Vincent Curatola, who ‘Sopranos’ devotees will remember as Tony’s menacing New York rival Johnny Sac, also turns in a strong performance as a criminal several notches down the Mafia rung, while McNairy and Mendelsohn are cast perfectly as big talking losers who are dangerously out of their depth.
As the pathetic Markie, Ray Liotta is a world away from Henry Hill, the cocky gangster anti-hero of Martin Scorsese’s ‘Good Fellas’. It is another impressive addition to Liotta’s gallery of losers.
There is also a delicious cameo from the great American playwright and actor, Sam Shepard as Dillon, a Mob enforcer.
Pitt holds his own in such august company and his performance could well earn him another Oscar nomination, following his turn as Billy Beane in the baseball/business allegory, ‘Moneyball’.
With ‘The Sopranos’, ‘Good Fellas’ and Francis Coppola’s ‘The Godfather’ representing high watermarks in the Mafia genre, Dominik wisely takes a different course, using the gangster movie as an acerbic commentary on the malaise gripping contemporary America.
Some of the criminals in ‘Killing Them Softly’ feel like middle managers, weighed down and consumed by bureaucracy, corruption, infidelity and avarice.
Money motivates them and the society they live in so much that it has lost its true value and everyone has lost their moral compass.
As if to hammer this home, the soundtrack of the film memorably mixes Johnny Cash’s ‘The Man Comes Around’, Kitty Lester’s version of ‘Love Letters’, Petula Clark singing ‘The Windmills Of Your Mind’ and Cliff ‘Ukelele Ike’ Edwards’ ‘Paper Moon’ with snatches of speeches at the time of the economic crisis from Barack Obama, John McCain and President George W Bush.
The screenplay, at times, also has the feel of a David Mamet play in its pace and its aggressive macho tone – Frankie, Russell and Johnny Amato are all low life characters who would be right at home in Mamet’s ‘American Buffalo’.
And in this mostly male and macho world, it is striking that there are no female characters of any note in the movie – a prostitute (Linara Washington) briefly appears, as does Johnny Amato’s mistress but they have little to contribute.
Indeed when Frankie and Russell or Mickey talk about women it is in the most degrading manner – although this only serves to underscore that these are American males in crisis, living empty, meaningless, cheap lives.

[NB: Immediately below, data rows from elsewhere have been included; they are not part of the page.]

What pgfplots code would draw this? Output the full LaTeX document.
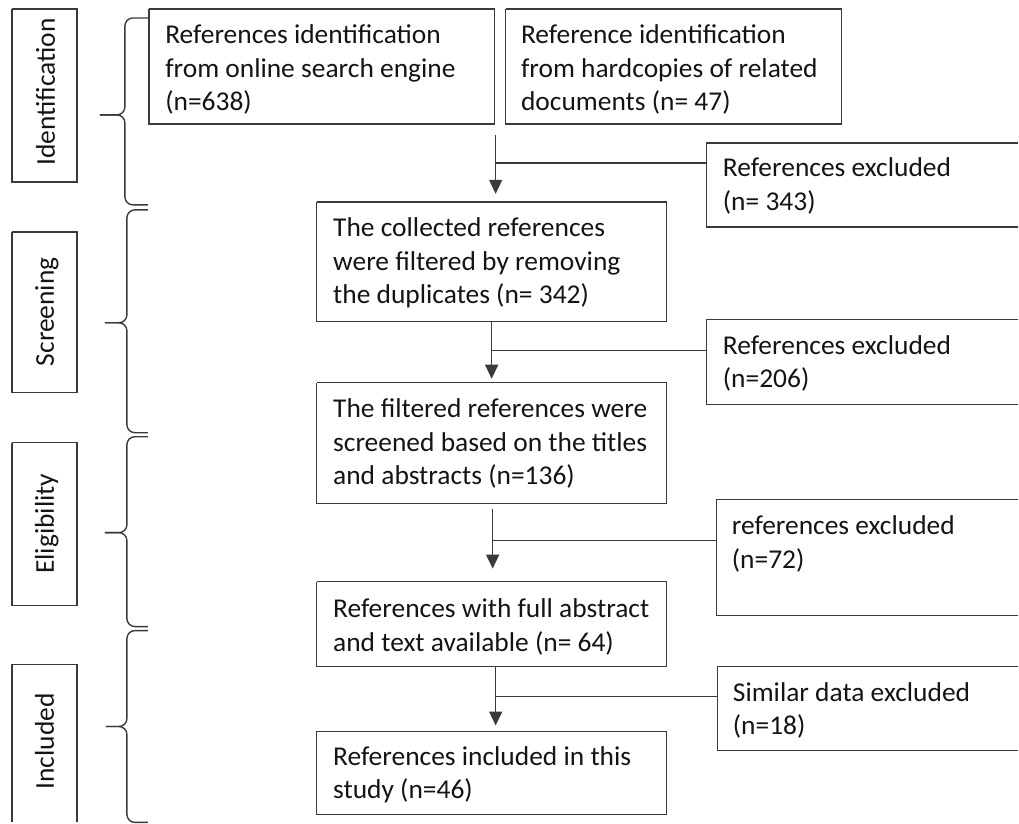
\documentclass[border=0pt]{standalone}
\usepackage{fontspec}
\setmainfont{Carlito}[FakeStretch=1.01]
\usepackage{pgfplots}
\pgfplotsset{compat=1.18}
\usetikzlibrary{arrows.meta}
\definecolor{ln}{HTML}{3A3A3A}
\definecolor{tx}{HTML}{141414}
\begin{document}
\begin{tikzpicture}[
  txt/.style={anchor=base west, inner sep=0pt, text=tx, font=\fontsize{13.6}{17}\selectfont},
  lab/.style={anchor=base, rotate=90, inner sep=0pt, text=tx, font=\fontsize{13.6}{17}\selectfont}]
\begin{axis}[width=509.5pt, height=411.5pt, scale only axis,
  xmin=0, xmax=1019, ymin=0, ymax=823, y dir=reverse,
  hide axis, clip=false,
  bx/.style={draw=ln, line width=0.7pt, mark=none, solid},
  ar/.style={bx, -{Triangle[length=7pt,width=6.5pt]}},
  br/.style={bx, rounded corners=4pt}]
% invisible frame to keep the page size
\addplot[draw=none, mark=none] coordinates {(0,0) (1019,823)};
% main boxes
\addplot[bx] coordinates {(149,9) (495,9) (495,124) (149,124) (149,9)};
\addplot[bx] coordinates {(506,9) (842,9) (842,124) (506,124) (506,9)};
\addplot[bx] coordinates {(317,202) (667,202) (667,322) (317,322) (317,202)};
\addplot[bx] coordinates {(317,383) (667,383) (667,504) (317,504) (317,383)};
\addplot[bx] coordinates {(317,582) (667,582) (667,667) (317,667) (317,582)};
\addplot[bx] coordinates {(317,732) (667,732) (667,815) (317,815) (317,732)};
% exclusion boxes (cut at right edge)
\addplot[bx] coordinates {(1019,143) (707,143) (707,227) (1019,227)};
\addplot[bx] coordinates {(1019,320) (707,320) (707,405) (1019,405)};
\addplot[bx] coordinates {(1019,500) (717,500) (717,616) (1019,616)};
\addplot[bx] coordinates {(1019,667) (718,667) (718,751) (1019,751)};
% stage label boxes
\addplot[bx] coordinates {(12,9) (77,9) (77,182) (12,182) (12,9)};
\addplot[bx] coordinates {(12,232) (77,232) (77,393) (12,393) (12,232)};
\addplot[bx] coordinates {(12,443) (77,443) (77,606) (12,606) (12,443)};
\addplot[bx] coordinates {(12,823) (12,665) (77,665) (77,823)};
% arrows
\addplot[ar] coordinates {(496,135) (496,194)};
\addplot[bx] coordinates {(496,163) (707,163)};
\addplot[ar] coordinates {(492,322) (492,379)};
\addplot[bx] coordinates {(492,351) (707,351)};
\addplot[ar] coordinates {(493,509) (493,569)};
\addplot[bx] coordinates {(493,541) (717,541)};
\addplot[ar] coordinates {(496,667) (496,726)};
\addplot[bx] coordinates {(496,697) (718,697)};
% braces
\addplot[br] coordinates {(148,18) (125,18) (125,115) (100,115)};
\addplot[br] coordinates {(100,115) (125,115) (125,205) (148,205)};
\addplot[br] coordinates {(148,210) (127,210) (127,323) (105,323)};
\addplot[br] coordinates {(105,323) (127,323) (127,433) (148,433)};
\addplot[br] coordinates {(148,437) (127,437) (127,533) (105,533)};
\addplot[br] coordinates {(105,533) (127,533) (127,627) (148,627)};
\addplot[br] coordinates {(148,631) (127,631) (127,727) (106,727)};
\addplot[br] coordinates {(106,727) (127,727) (127,823) (148,823)};
% texts
\node[txt] at (axis cs:165,44) {References identification};
\node[txt] at (axis cs:165,78) {from online search engine};
\node[txt] at (axis cs:165,111) {(n=638)};
\node[txt] at (axis cs:521,44) {Reference identification};
\node[txt] at (axis cs:521,78) {from hardcopies of related};
\node[txt] at (axis cs:521,111) {documents (n= 47)};
\node[txt] at (axis cs:723,177) {References excluded};
\node[txt] at (axis cs:723,211) {(n= 343)};
\node[txt] at (axis cs:333,237) {The collected references};
\node[txt] at (axis cs:333,271) {were filtered by removing};
\node[txt] at (axis cs:333,304) {the duplicates (n= 342)};
\node[txt] at (axis cs:723,355) {References excluded};
\node[txt] at (axis cs:723,388) {(n=206)};
\node[txt] at (axis cs:333,418) {The filtered references were};
\node[txt] at (axis cs:333,452) {screened based on the titles};
\node[txt] at (axis cs:333,485) {and abstracts (n=136)};
\node[txt] at (axis cs:732,535) {references excluded};
\node[txt] at (axis cs:732,569) {(n=72)};
\node[txt] at (axis cs:333,618) {References with full abstract};
\node[txt] at (axis cs:333,652) {and text available (n= 64)};
\node[txt] at (axis cs:733,702) {Similar data excluded};
\node[txt] at (axis cs:733,735) {(n=18)};
\node[txt] at (axis cs:333,766) {References included in this};
\node[txt] at (axis cs:333,799) {study (n=46)};
\node[lab] at (axis cs:55,92) {Identification};
\node[lab] at (axis cs:54,312) {Screening};
\node[lab] at (axis cs:54,524) {Eligibility};
\node[lab] at (axis cs:54,742) {Included};
\end{axis}
\end{tikzpicture}
\end{document}
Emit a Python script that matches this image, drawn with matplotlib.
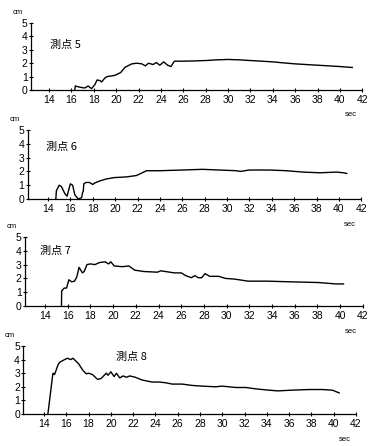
import matplotlib
matplotlib.use('Agg')
import matplotlib.pyplot as plt

plt.rcParams['font.family'] = ['Liberation Sans', 'DejaVu Sans']

# wave height records (sec, cm)
t5 = [16.3, 16.35, 16.8, 17.2, 17.5, 17.8, 18.1, 18.3, 18.55, 18.7, 19.0, 19.2,
      19.6, 19.9, 20.4, 20.8, 21.4, 21.85, 22.3, 22.6, 22.9, 23.3, 23.6, 23.9, 24.25,
      24.6, 24.9, 25.2, 26.0, 27.0, 28.0, 29.0, 30.0, 31.0, 32.0, 33.0, 34.0, 35.0,
      36.0, 37.0, 38.0, 39.0, 40.0, 41.1]
h5 = [0.0, 0.3, 0.2, 0.15, 0.3, 0.1, 0.4, 0.75, 0.7, 0.6, 0.9, 1.0,
      1.05, 1.1, 1.3, 1.7, 1.95, 2.0, 1.95, 1.8, 2.0, 1.9, 2.05, 1.85, 2.1,
      1.85, 1.75, 2.15, 2.15, 2.17, 2.2, 2.25, 2.28, 2.25, 2.2, 2.15, 2.1, 2.02,
      1.95, 1.9, 1.85, 1.8, 1.75, 1.68]

t6 = [14.7, 14.75, 15.0, 15.2, 15.5, 15.7, 16.0, 16.2, 16.4, 16.7, 17.0, 17.1,
      17.15, 17.2, 17.4, 17.7, 18.0, 18.15, 18.6, 19.2, 19.9, 21.0, 21.9, 22.3,
      22.8, 24.0, 26.0, 27.8, 29.3, 30.8, 31.2, 32.0, 33.8, 35.3, 36.8, 38.3,
      39.8, 40.4, 40.7]
h6 = [0.0, 0.6, 1.0, 0.9, 0.4, 0.2, 1.1, 1.0, 0.3, 0.0, 0.1, 0.5,
      0.55, 1.1, 1.2, 1.2, 1.05, 1.15, 1.3, 1.45, 1.55, 1.6, 1.7, 1.85,
      2.05, 2.05, 2.1, 2.15, 2.1, 2.05, 2.0, 2.1, 2.1, 2.05, 1.95, 1.9,
      1.95, 1.9, 1.85]

t7 = [15.45, 15.47, 15.7, 15.9, 16.1, 16.35, 16.6, 16.8, 17.0, 17.3, 17.45,
      17.7, 18.0, 18.4, 18.8, 19.3, 19.6, 19.8, 20.1, 20.8, 21.4, 21.9, 22.7,
      23.9, 24.2, 25.4, 26.0, 26.4, 26.9, 27.2, 27.5, 27.8, 28.1, 28.5, 29.3,
      29.9, 30.7, 31.9, 33.6, 35.7, 38.1, 39.6, 40.3]
h7 = [0.0, 1.1, 1.3, 1.3, 1.9, 1.75, 1.8, 2.1, 2.8, 2.4, 2.5,
      3.0, 3.05, 3.0, 3.15, 3.2, 3.05, 3.2, 2.9, 2.85, 2.9, 2.6, 2.5,
      2.45, 2.55, 2.4, 2.4, 2.2, 2.05, 2.2, 2.05, 2.05, 2.35, 2.15, 2.15,
      2.0, 1.95, 1.8, 1.8, 1.75, 1.7, 1.6, 1.6]

t8 = [14.35, 14.8, 14.95, 15.25, 15.4, 15.85, 16.1, 16.4, 16.6, 17.1, 17.5,
      17.8, 18.0, 18.35, 18.8, 19.1, 19.6, 19.75, 20.0, 20.3, 20.5, 20.8, 21.1,
      21.4, 21.7, 22.2, 22.8, 23.7, 24.3, 24.9, 25.5, 26.4, 27.3, 28.2, 29.4,
      30.0, 31.2, 32.1, 33.0, 34.2, 35.0, 36.2, 37.8, 39.0, 39.9, 40.5]
h8 = [0.0, 3.0, 2.9, 3.6, 3.8, 4.0, 4.1, 4.0, 4.1, 3.7, 3.2,
      2.95, 3.0, 2.9, 2.55, 2.6, 3.0, 2.85, 3.1, 2.75, 3.0, 2.65, 2.8,
      2.7, 2.8, 2.7, 2.5, 2.35, 2.35, 2.3, 2.2, 2.2, 2.1, 2.05, 2.0,
      2.05, 1.95, 1.95, 1.85, 1.75, 1.7, 1.75, 1.8, 1.8, 1.75, 1.55]

labels = ['測点 5', '測点 6', '測点 7', '測点 8']
label_pos = [(14.1, 3.4), (13.85, 3.75), (13.55, 4.0), (20.5, 4.2)]
series = [(t5, h5), (t6, h6), (t7, h7), (t8, h8)]
xticks = list(range(14, 43, 2))
yticks = [0, 1, 2, 3, 4, 5]

W, H = 373, 446
fig = plt.figure(figsize=(W / 100, H / 100), dpi=100)

# pixel layout per panel: x of "14", px per sec, left limit, y of 0, y of 5
layout = [(49, 11.19, 12.4, 90, 23),
          (48, 11.19, 12.2, 199, 130),
          (45, 11.35, 12.25, 306, 237),
          (44, 11.14, 12.15, 414, 346)]

for ii, (x14, sc, xl, y0, y5) in enumerate(layout):
    left = x14 - (14 - xl) * sc
    right = x14 + (42 - 14) * sc
    ax = fig.add_axes([left / W, 1 - y0 / H, (right - left) / W, (y0 - y5) / H])
    t, h = series[ii]
    ax.plot(t, h, c='k', lw=1.0)
    ax.set_xlim(xl, 42)
    ax.set_ylim(0, 5)
    ax.set_xticks(xticks)
    ax.set_yticks(yticks)
    ax.tick_params(axis='x', direction='inout', length=3, width=0.8,
                   labelsize=7.5, pad=2)
    ax.tick_params(axis='y', direction='inout', length=3, width=0.8,
                   labelsize=7.5, pad=1)
    ax.spines['right'].set_visible(False)
    ax.spines['top'].set_visible(False)
    ax.spines['left'].set_linewidth(0.9)
    ax.spines['bottom'].set_linewidth(0.9)
    ax.patch.set_alpha(0)
    ax.text(label_pos[ii][0], label_pos[ii][1], labels[ii], fontsize=8,
            va='center', ha='left',
            family=['Noto Sans CJK JP', 'DejaVu Sans'])
    ax.text(-0.04, 1.1, 'cm', fontsize=5.5, transform=ax.transAxes,
            ha='center', va='bottom')
    ax.text(0.965, -0.37, 'sec', fontsize=5.5, transform=ax.transAxes,
            ha='center', va='center')

fig.savefig('out.png', dpi=100)
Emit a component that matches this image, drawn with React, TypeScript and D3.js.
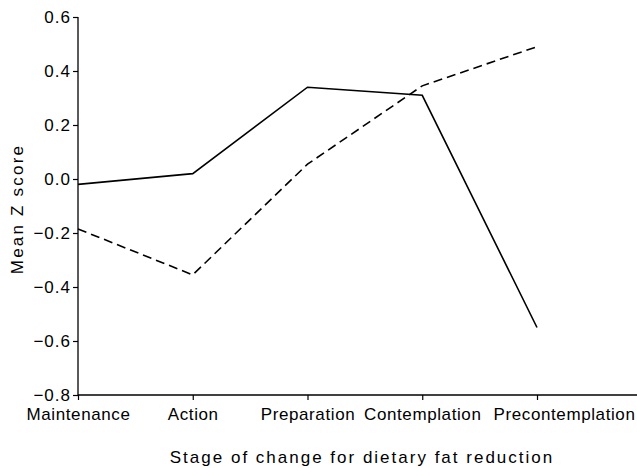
import { useRef, useEffect } from 'react';
import * as d3 from 'd3';

const WIDTH = 637;
const HEIGHT = 468;

const stages = ['Maintenance', 'Action', 'Preparation', 'Contemplation', 'Precontemplation'];
const solidSeries = [-0.02, 0.02, 0.34, 0.31, -0.55];
const dashedSeries = [-0.185, -0.355, 0.055, 0.345, 0.49];
const yTicks = [-0.8, -0.6, -0.4, -0.2, 0.0, 0.2, 0.4, 0.6];

const FONT = 'Liberation Sans, Arial, Helvetica, sans-serif';

const App = () => {
  const svgRef = useRef<SVGSVGElement>(null);

  useEffect(() => {
    const svg = d3.select(svgRef.current);
    svg.selectAll('*').remove();

    const x = d3.scalePoint<string>().domain(stages).range([78, 537]);
    const y = d3.scaleLinear().domain([-0.8, 0.6]).range([395, 17]);

    const fmt = (v: number) => d3.format('.1f')(v).replace('-', '\u2212');

    // y axis
    const yAxis = svg.append('g')
      .attr('transform', 'translate(78,0)')
      .call(d3.axisLeft(y).tickValues(yTicks).tickFormat(d => fmt(+d)).tickSize(5).tickPadding(2));
    yAxis.select('.domain').attr('d', `M0,${y(0.6)}V${y(-0.8)}`).attr('stroke-width', 1.3);
    yAxis.selectAll('.tick line').attr('stroke-width', 1.2);
    yAxis.selectAll('.tick text')
      .attr('font-family', FONT)
      .attr('font-size', 17)
      .attr('letter-spacing', 1)
      .attr('fill', '#000');

    // x axis
    const xAxis = svg.append('g')
      .attr('transform', `translate(0,${y(-0.8)})`)
      .call(d3.axisBottom(x).tickSize(5).tickPadding(8));
    xAxis.select('.domain').attr('d', `M78,0H${WIDTH + 5}`).attr('stroke-width', 1.3);
    xAxis.selectAll('.tick line').attr('stroke-width', 1.2);
    xAxis.selectAll<SVGTextElement, string>('.tick text')
      .attr('font-family', FONT)
      .attr('font-size', 17)
      .attr('letter-spacing', 0.6)
      .attr('fill', '#000')
      // last label sits right of its tick in the original
      .attr('dx', d => (d === 'Precontemplation' ? 27 : 0));

    const line = d3.line<number>()
      .x((d, i) => x(stages[i]) as number)
      .y(d => y(d));

    svg.append('path')
      .datum(solidSeries)
      .attr('fill', 'none')
      .attr('stroke', '#000')
      .attr('stroke-width', 1.6)
      .attr('stroke-linejoin', 'miter')
      .attr('d', line);

    svg.append('path')
      .datum(dashedSeries)
      .attr('fill', 'none')
      .attr('stroke', '#000')
      .attr('stroke-width', 1.6)
      .attr('stroke-dasharray', '9,5')
      .attr('d', line);

    // axis titles
    svg.append('text')
      .attr('x', 362)
      .attr('y', 463)
      .attr('text-anchor', 'middle')
      .attr('font-family', FONT)
      .attr('font-size', 17)
      .attr('letter-spacing', 2)
      .text('Stage of change for dietary fat reduction');

    svg.append('text')
      .attr('transform', 'translate(23,209) rotate(-90)')
      .attr('text-anchor', 'middle')
      .attr('font-family', FONT)
      .attr('font-size', 17)
      .attr('letter-spacing', 2.2)
      .text('Mean Z score');
  }, []);

  return (
    <svg
      ref={svgRef}
      width={WIDTH}
      height={HEIGHT}
      style={{ position: 'absolute', left: 0, top: 0, background: '#fff' }}
    />
  );
};

export default App;
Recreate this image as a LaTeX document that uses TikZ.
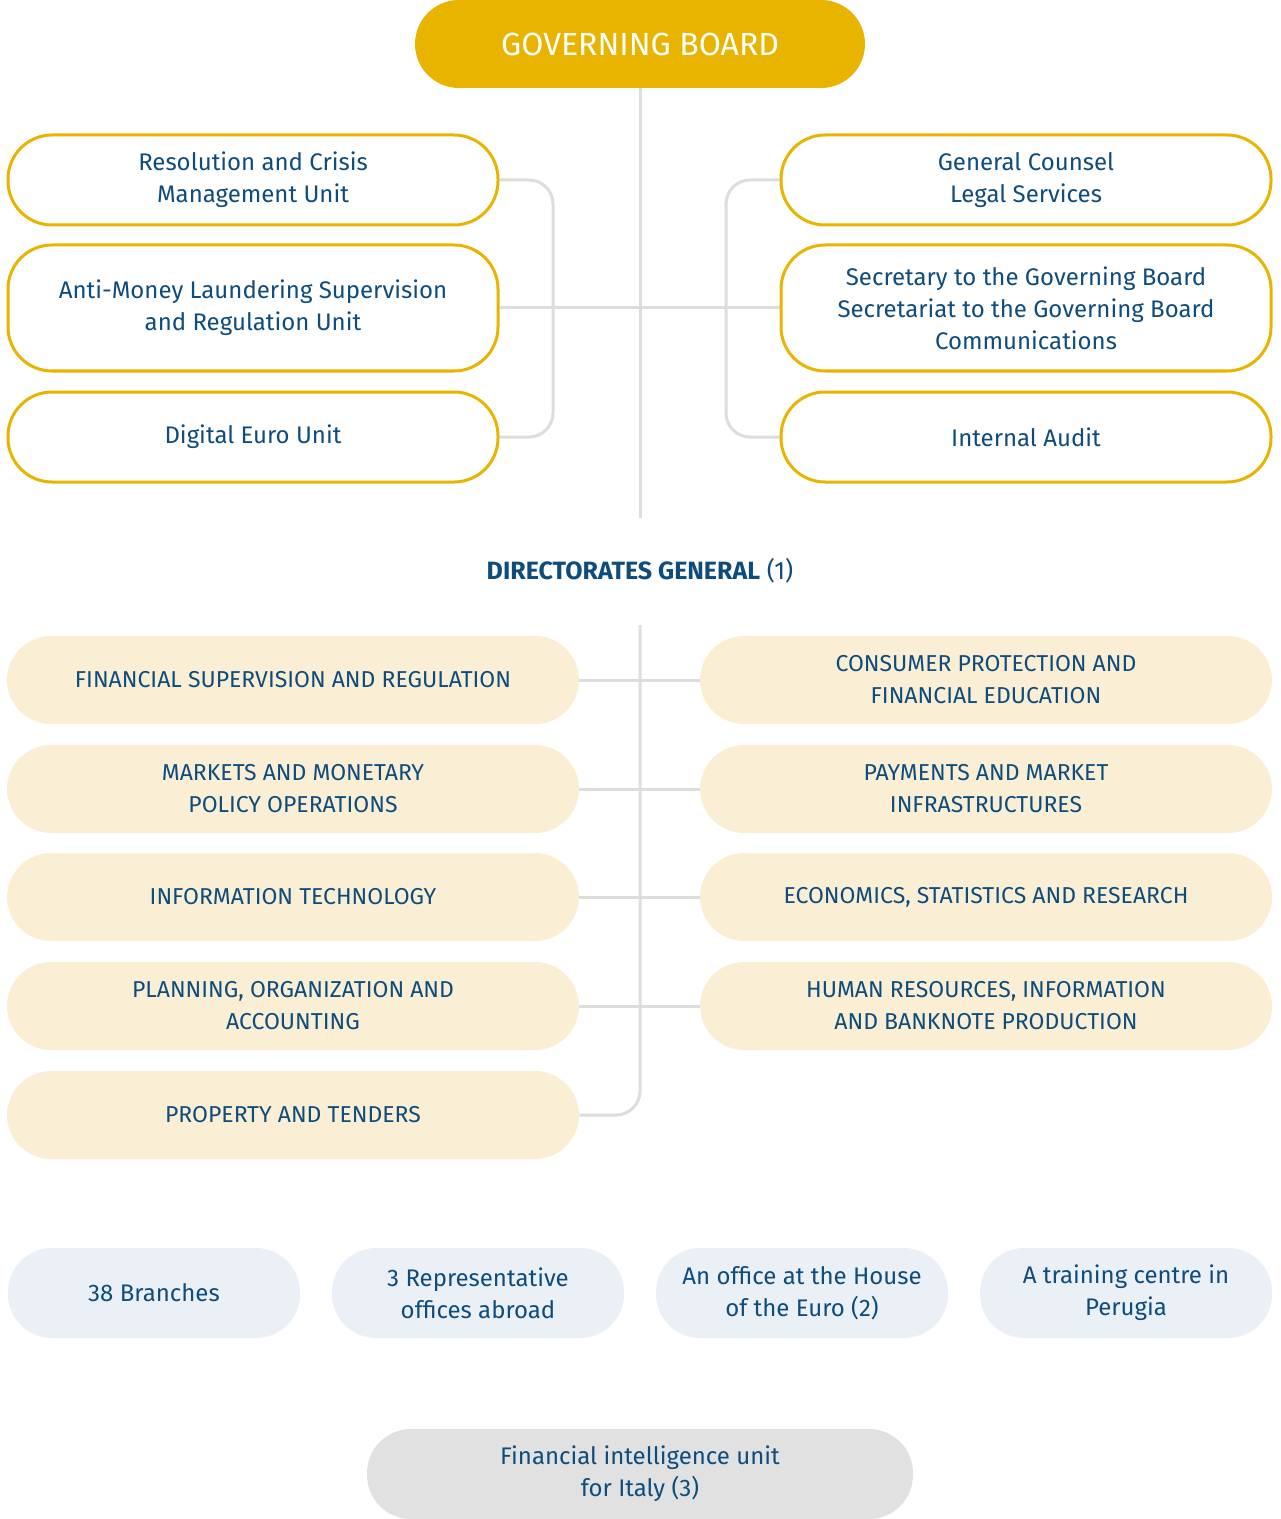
\documentclass[tikz,border=0pt]{standalone}
\usepackage{fontspec}
\setmainfont{Fira Sans}
\usetikzlibrary{positioning,backgrounds}
\definecolor{gold}{HTML}{E8B400}
\definecolor{navy}{HTML}{0E4C7D}
\definecolor{cream}{HTML}{FAEFD4}
\definecolor{pale}{HTML}{EAF0F6}
\definecolor{fiu}{HTML}{E1E1E1}
\definecolor{rule}{HTML}{DDDDDD}
\tikzset{
  box/.style={rounded corners=22pt, align=center, text=navy, font=\fontsize{12}{16}\selectfont, inner sep=0pt},
  staff/.style={box, draw=gold, line width=1.5pt, fill=white, minimum width=245pt, minimum height=45pt},
  dept/.style={box, fill=cream, minimum width=286pt, minimum height=44pt, font=\fontsize{11.5}{16}\selectfont},
  site/.style={box, fill=pale, minimum width=146pt, minimum height=45pt},
  link/.style={draw=rule, line width=1.5pt, rounded corners=12pt}
}
\begin{document}
\begin{tikzpicture}[x=0.5pt,y=-0.5pt]
    \useasboundingbox (0,0) rectangle (1280,1519);

    % top of the chart
    \node[box, fill=gold, text=white, minimum width=225pt, minimum height=44pt, font=\fontsize{16}{18}\selectfont] (gb) at (640,44) {GOVERNING BOARD};

    % units reporting to the board
    \node[staff] (rc) at (253,180) {Resolution and Crisis\\Management Unit};
    \node[staff, minimum height=63pt] (am) at (253,308) {Anti-Money Laundering Supervision\\and Regulation Unit};
    \node[staff] (de) at (253,437) {Digital Euro Unit};
    \node[staff] (gc) at (1026,180) {General Counsel\\Legal Services};
    \node[staff, minimum height=63pt] (sg) at (1026,308) {Secretary to the Governing Board\\Secretariat to the Governing Board\\Communications};
    \node[staff] (ia) at (1026,437) {Internal Audit};

    \node[text=navy, font=\fontsize{12.5}{15}\selectfont] (dg) at (640,571) {\textbf{DIRECTORATES GENERAL} (1)};

    % directorates general
    \node[dept] (fs) at (293,680) {FINANCIAL SUPERVISION AND REGULATION};
    \node[dept] (mm) at (293,789) {MARKETS AND MONETARY\\POLICY OPERATIONS};
    \node[dept] (it) at (293,897) {INFORMATION TECHNOLOGY};
    \node[dept] (po) at (293,1006) {PLANNING, ORGANIZATION AND\\ACCOUNTING};
    \node[dept] (pt) at (293,1115) {PROPERTY AND TENDERS};
    \node[dept] (cp) at (986,680) {CONSUMER PROTECTION AND\\FINANCIAL EDUCATION};
    \node[dept] (pm) at (986,789) {PAYMENTS AND MARKET\\INFRASTRUCTURES};
    \node[dept] (es) at (986,897) {ECONOMICS, STATISTICS AND RESEARCH};
    \node[dept] (hr) at (986,1006) {HUMAN RESOURCES, INFORMATION\\AND BANKNOTE PRODUCTION};

    % branches and offices
    \node[site] (br) at (154,1293) {38 Branches};
    \node[site] (ro) at (478,1293) {3 Representative\\offices abroad};
    \node[site] (he) at (802,1293) {An office at the House\\of the Euro (2)};
    \node[site] (tc) at (1126,1293) {A training centre in\\Perugia};

    \node[box, fill=fiu, minimum width=273pt, minimum height=45pt] (fi) at (640,1474) {Financial intelligence unit\\for Italy (3)};

    \coordinate (top) at (640,518);
    \coordinate (lb) at (553,308);
    \coordinate (rb) at (726,308);
    \coordinate (mid) at (640,625);
    \coordinate (bot) at (640,1115);

    \begin{scope}[on background layer]
    \draw[link] (gb.south) -- (top);
    \draw[link] (rc.east) -| (lb) |- (de.east);
    \draw[link] (gc.west) -| (rb) |- (ia.west);
    \draw[link] (am.east) -- (sg.west);
    \draw[link] (mid) |- (pt.east);
    \foreach \l/\r in {fs/cp, mm/pm, it/es, po/hr}
        \draw[link] (\l.east) -- (\r.west);
    \end{scope}
\end{tikzpicture}
\end{document}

The Mob bosses are also unusually absent for a gangster picture, preferring to keep the film’s characters at arm’s length to do all the dirty work.
There is no doubt ‘Killing Them Softly’ is an angry film. Dominik is disillusioned with the direction the US has taken and the trail of destruction capitalist excesses have left in their wake.
In many ways, it is the cinematic companion piece to Bruce Springsteen’s recent album ‘Wrecking Ball’ – sharing Springsteen’s bitterness at the “robber barons” who have crippled communities in America’s industrial heartlands.
The movie perfectly captures the mood of a disaffected America in election year – a Disunited States whose hope and energy has been sapped by partisan politics, empty rhetoric, shrill media debates, wild commercial excesses and a brutal economic recession.
And it is a stark reminder of the huge challenge facing whoever emerges victorious in the battle to occupy the White House next year.
The movie is worth it just for Brad Pitt’s final parting shot – a punchline, which I won’t spoil, that is stunningly and brilliantly executed.